Currently derivatives of the retry
base
class must provide a on_failure()
method to
determine how a failure should be handled. The current enumeration(s) that can
be returned from the on_failure()
method
are defined in an enumeration class described here:
To aid in the reconciliation process the
retry
base class also mandates
execute()
and revert()
methods (although subclasses
are allowed to define these methods as no-ops) that can be used by a retry
atom to interact with the runtime execution model (for example, to track the
number of times it has been called which is useful for
the ForEach
retry subclass).
To avoid recreating common retry patterns the following provided retry subclasses are provided:
AlwaysRevert
: Always reverts subflow.AlwaysRevertAll
: Always reverts the whole flow.Times
: Retries subflow given number of times.ForEach
: Allows for providing different values to subflow atoms each time a failure occurs (making it possibly to resolve the failure by altering subflow atoms inputs).ParameterizedForEach
: Same asForEach
but extracts values from storage instead of theForEach
constructor.
Note
They are similar to exception handlers but are made to be more capable due to their ability to dynamically choose a reconciliation strategy, which allows for these atoms to influence subsequent execution(s) and the inputs any associated atoms require.
Area of influence¶
Each retry atom is associated with a flow and it can influence how the atoms (or nested flows) contained in that flow retry or revert (using the previously mentioned patterns and decision enumerations):
For example:
In this diagram retry controller (1) will be consulted if task A
, B
or C
fail and retry controller (2) decides to delegate its retry decision
to retry controller (1). If retry controller (2) does not decide to
delegate its retry decision to retry controller (1) then retry
controller (1) will be oblivious of any decisions. If any of
task 1
, 2
or 3
fail then only retry controller (1) will be
consulted to determine the strategy/pattern to apply to resolve there
associated failure.
Usage examples¶
>>> class EchoTask(task.Task):
... def execute(self, *args, **kwargs):
... print(self.name)
... print(args)
... print(kwargs)
...
>>> flow = linear_flow.Flow('f1').add(
... EchoTask('t1'),
... linear_flow.Flow('f2', retry=retry.ForEach(values=['a', 'b', 'c'], name='r1', provides='value')).add(
... EchoTask('t2'),
... EchoTask('t3', requires='value')),
... EchoTask('t4'))
In this example the flow f2
has a retry controller r1
, that is an
instance of the default retry controller ForEach
,
it accepts a collection of values and iterates over this collection when
each failure occurs.

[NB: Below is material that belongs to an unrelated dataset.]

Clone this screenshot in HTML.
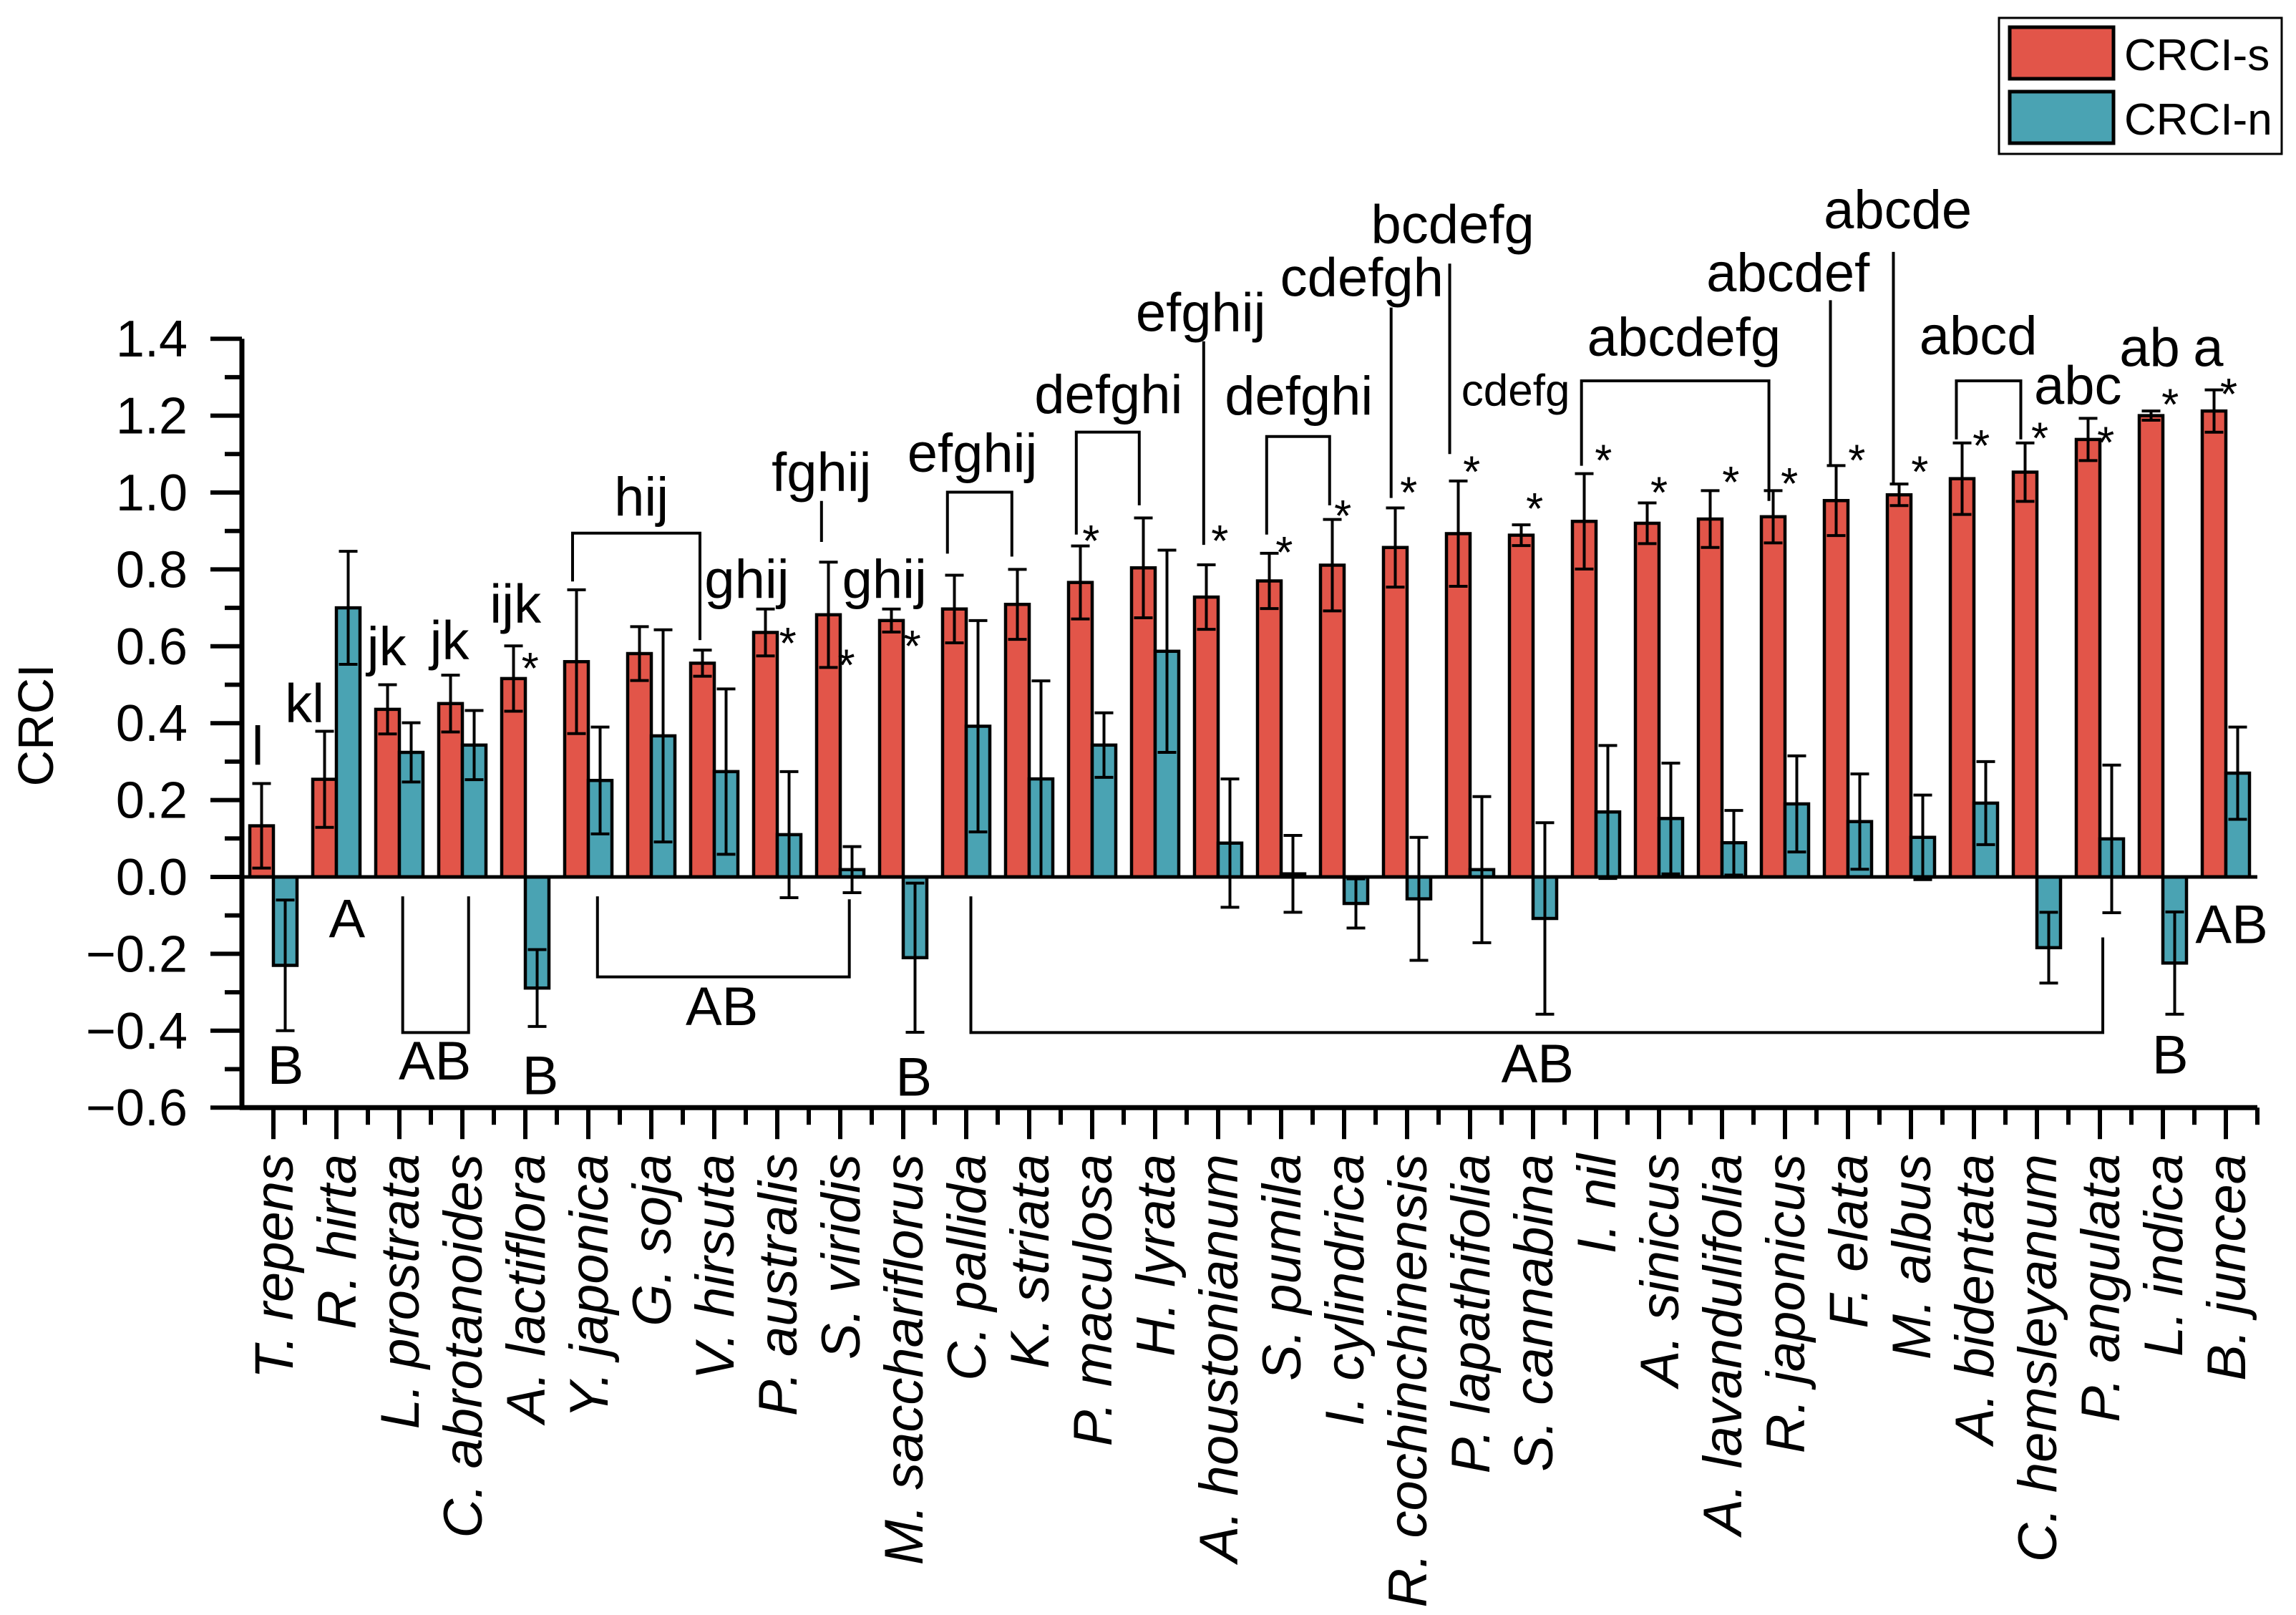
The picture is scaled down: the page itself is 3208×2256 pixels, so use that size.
<!DOCTYPE html>
<html><head><meta charset="utf-8"><style>
html,body{margin:0;padding:0;background:#fff;}
svg{display:block;}
text{font-family:"Liberation Sans",Arial,sans-serif;fill:#000;}
</style></head><body>
<svg id="chart" width="3208" height="2256" viewBox="0 0 3208 2256" xmlns="http://www.w3.org/2000/svg">
<rect x="0" y="0" width="3208" height="2256" fill="#fff"/>
<g id="plot"></g>
<g id="legend">
  <rect x="2793" y="25" width="395" height="190" fill="#fff" stroke="#000" stroke-width="3"/>
  <rect x="2808" y="38" width="145" height="72" fill="#E25549" stroke="#000" stroke-width="5"/>
  <text x="2968" y="98" font-size="62">CRCI-s</text>
  <rect x="2808" y="128" width="145" height="72" fill="#4AA3B3" stroke="#000" stroke-width="5"/>
  <text x="2968" y="188" font-size="62">CRCI-n</text>
</g>
</svg>
<script>
const categories = ["T. repens","R. hirta","L. prostrata","C. abrotanoides","A. lactiflora","Y. japonica","G. soja","V. hirsuta","P. australis","S. viridis","M. sacchariflorus","C. pallida","K. striata","P. maculosa","H. lyrata","A. houstonianum","S. pumila","I. cylindrica","R. cochinchinensis","P. lapathifolia","S. cannabina","I. nil","A. sinicus","A. lavandulifolia","R. japonicus","F. elata","M. albus","A. bidentata","C. hemsleyanum","P. angulata","L. indica","B. juncea"];
const crciS = [0.133,0.254,0.436,0.451,0.516,0.56,0.581,0.556,0.636,0.682,0.667,0.697,0.709,0.766,0.804,0.728,0.77,0.811,0.857,0.893,0.889,0.925,0.92,0.931,0.937,0.979,0.994,1.036,1.053,1.138,1.2,1.212];
const crciSErr = [0.11,0.125,0.064,0.074,0.085,0.187,0.07,0.034,0.061,0.137,0.03,0.088,0.091,0.095,0.13,0.084,0.072,0.119,0.103,0.137,0.027,0.124,0.053,0.074,0.068,0.091,0.028,0.093,0.076,0.055,0.012,0.055];
const crciN = [-0.23,0.70,0.324,0.343,-0.289,0.251,0.367,0.274,0.11,0.019,-0.21,0.392,0.255,0.343,0.587,0.088,0.008,-0.069,-0.057,0.019,-0.108,0.169,0.152,0.089,0.19,0.144,0.103,0.192,-0.184,0.099,-0.224,0.27];
const crciNErr = [0.17,0.147,0.077,0.09,0.1,0.139,0.276,0.215,0.164,0.06,0.194,0.275,0.255,0.084,0.263,0.167,0.1,0.064,0.16,0.19,0.249,0.173,0.144,0.084,0.125,0.124,0.11,0.108,0.092,0.192,0.133,0.12];
const yTicks = [1.4,1.2,1.0,0.8,0.6,0.4,0.2,0.0,-0.2,-0.4,-0.6];
const yTickLabels = ["1.4","1.2","1.0","0.8","0.6","0.4","0.2","0.0","\u22120.2","\u22120.4","\u22120.6"];

const NS="http://www.w3.org/2000/svg";
const plot=document.getElementById('plot');
const X0=338, GW=88, BW=33, Y0=1225, PPU=537;
const yMin=-0.6, yMax=1.4;
function ys(v){return Y0 - v*PPU;}
function cx(i){return X0 + GW*(i+0.5);}
const XEND = X0 + GW*categories.length;
const K = 2.046;
function mk(tag, attrs, parent){const e=document.createElementNS(NS,tag);for(const k in attrs)e.setAttribute(k,attrs[k]);(parent||plot).appendChild(e);return e;}

categories.forEach((c,i)=>{
  const g=mk('g',{});
  
  
  const series=[[crciS[i],crciSErr[i],'#E25549',cx(i)-BW,'crci-s'],[crciN[i],crciNErr[i],'#4AA3B3',cx(i),'crci-n']];
  series.forEach(s=>{
    const v=s[0], e=s[1];
    const top=Math.min(ys(v),ys(0)), h=Math.abs(ys(v)-ys(0));
    const r=mk('rect',{x:s[3],y:top,width:BW,height:h,fill:s[2],stroke:'#000','stroke-width':4.5},g);
    
    
    const mx=s[3]+BW/2;
    const a=ys(v+e), b=ys(v-e);
    const eb=mk('g',{stroke:'#000','stroke-width':4},g);
    
    
    mk('line',{x1:mx,x2:mx,y1:a,y2:b},eb);
    mk('line',{x1:mx-13,x2:mx+13,y1:a,y2:a},eb);
    mk('line',{x1:mx-13,x2:mx+13,y1:b,y2:b},eb);
  });
  const t=mk('text',{x:0,y:0,'font-size':76,'font-style':'italic','text-anchor':'end',transform:'translate('+(cx(i)+27)+',1612) rotate(-90)'});
  t.textContent=c;
  
  
});

// significance stars (display coords)
const stars=[[362,452],[538,435],[578,450],[623,437],[745,365],[833,365],[877,373],[917,348],[962,332],[1005,318],[1048,343],[1095,310],[1133,332],[1182,325],[1222,326],[1268,310],[1311,318],[1353,300],[1393,295],[1438,298],[1482,272],[1522,265]];
stars.forEach((s,k)=>{
  const st=mk('text',{x:s[0]*K,y:s[1]*K+30,'font-size':62,'text-anchor':'middle'});
  st.textContent='*';
  
  
});

const zl=mk('line',{x1:X0,x2:XEND,y1:ys(0),y2:ys(0),stroke:'#000','stroke-width':5});



const ya=mk('line',{x1:X0,x2:X0,y1:ys(yMax),y2:ys(yMin)+3,stroke:'#000','stroke-width':7});


const xa=mk('line',{x1:X0-3,x2:XEND,y1:ys(yMin),y2:ys(yMin),stroke:'#000','stroke-width':7});



yTicks.forEach((v,k)=>{
  const tk=mk('line',{x1:X0-44,x2:X0,y1:ys(v),y2:ys(v),stroke:'#000','stroke-width':6});
  
  
  if(k<yTicks.length-1){
    const m=mk('line',{x1:X0-24,x2:X0,y1:ys(v-0.1),y2:ys(v-0.1),stroke:'#000','stroke-width':6});
    
    
  }
  const tl=mk('text',{x:262,y:ys(v)+25,'font-size':72,'text-anchor':'end'});
  tl.textContent=yTickLabels[k];
  
  
});
for(let i=0;i<=categories.length;i++){
  if(i>0){const m=mk('line',{x1:X0+GW*i,x2:X0+GW*i,y1:ys(yMin),y2:ys(yMin)+24,stroke:'#000','stroke-width':6});
  
  }
  if(i<categories.length){const t=mk('line',{x1:cx(i),x2:cx(i),y1:ys(yMin),y2:ys(yMin)+44,stroke:'#000','stroke-width':6});
  
  }
}
const yt=mk('text',{x:0,y:0,'font-size':70,'text-anchor':'middle',transform:'translate(74,1013) rotate(-90)'});
yt.textContent='CRCI';



const letters=[["l",176,522],["kl",208,493],["jk",264,454],["jk",307,450],["ijk",352,425],["hij",438,352],["ghij",510,408],["fghij",561,335],["ghij",604,408],["efghij",664,322],["defghi",757,282],["efghij",820,226],["defghi",887,283],["cdefgh",930,202],["bcdefg",992,166],["abcdefg",1150,243],["abcdef",1221,199],["abcde",1296,156],["abcd",1351,242],["abc",1419,276],["ab",1468,250],["a",1508,250],
["B",195,740],["A",237,640],["AB",297,737],["B",369,747],["AB",493,700],["B",624,748],["AB",1050,739],["B",1482,733],["AB",1524,644]];
letters.forEach((l,k)=>{
  const t=mk('text',{x:l[1]*K,y:l[2]*K,'font-size':76,'text-anchor':'middle'});
  t.textContent=l[0];
  
  
});
const sm=mk('text',{x:1035*K,y:277*K,'font-size':62,'text-anchor':'middle'});
sm.textContent='cdefg';



const brackets=[
 [[391,397],[391,364],[478,364],[478,437]],
 [[647,378],[647,336],[691,336],[691,380]],
 [[735,365],[735,295],[778,295],[778,345]],
 [[865,365],[865,298],[908,298],[908,345]],
 [[1080,318],[1080,260],[1208,260],[1208,342]],
 [[1336,300],[1336,260],[1380,260],[1380,300]],
 [[561,342],[561,370]],[[822,233],[822,372]],[[950,210],[950,340]],[[990,180],[990,310]],[[1250,205],[1250,318]],[[1293,172],[1293,330]],
 [[275,612],[275,705],[320,705],[320,612]],
 [[408,612],[408,667],[580,667],[580,614]],
 [[663,612],[663,705],[1436,705],[1436,640]]
];
brackets.forEach((b,k)=>{
  const p=mk('polyline',{points:b.map(q=>(q[0]*K)+','+(q[1]*K)).join(' '),fill:'none',stroke:'#000','stroke-width':4});
  
  
});
</script>
</body></html>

On each run ForEach
retry
returns the next value from the collection and stops retrying a subflow if
there are no more values left in the collection. For example if tasks t2
or
t3
fail, then the flow f2
will be reverted and retry r1
will retry
it with the next value from the given collection ['a', 'b', 'c']
. But if
the task t1
or the task t4
fails, r1
won’t retry a flow, because
tasks t1
and t4
are in the flow f1
and don’t depend on
retry r1
(so they will not consult r1
on failure).
>>> class SendMessage(task.Task):
... def execute(self, message):
... print("Sending message: %s" % message)
...
>>> flow = linear_flow.Flow('send_message', retry=retry.Times(5)).add(
... SendMessage('sender'))
In this example the send_message
flow will try to execute the
SendMessage
five times when it fails. When it fails for the sixth time (if
it does) the task will be asked to REVERT
(in this example task reverting
does not cause anything to happen but in other use cases it could).
>>> class ConnectToServer(task.Task):
... def execute(self, ip):
... print("Connecting to %s" % ip)
...
>>> server_ips = ['192.168.1.1', '192.168.1.2', '192.168.1.3' ]
>>> flow = linear_flow.Flow('send_message',
... retry=retry.ParameterizedForEach(rebind={'values': 'server_ips'},
... provides='ip')).add(
... ConnectToServer(requires=['ip']))
In this example the flow tries to connect a server using a list (a tuple can also be used) of possible IP addresses. Each time the retry will return one IP from the list. In case of a failure it will return the next one until it reaches the last one, then the flow will be reverted.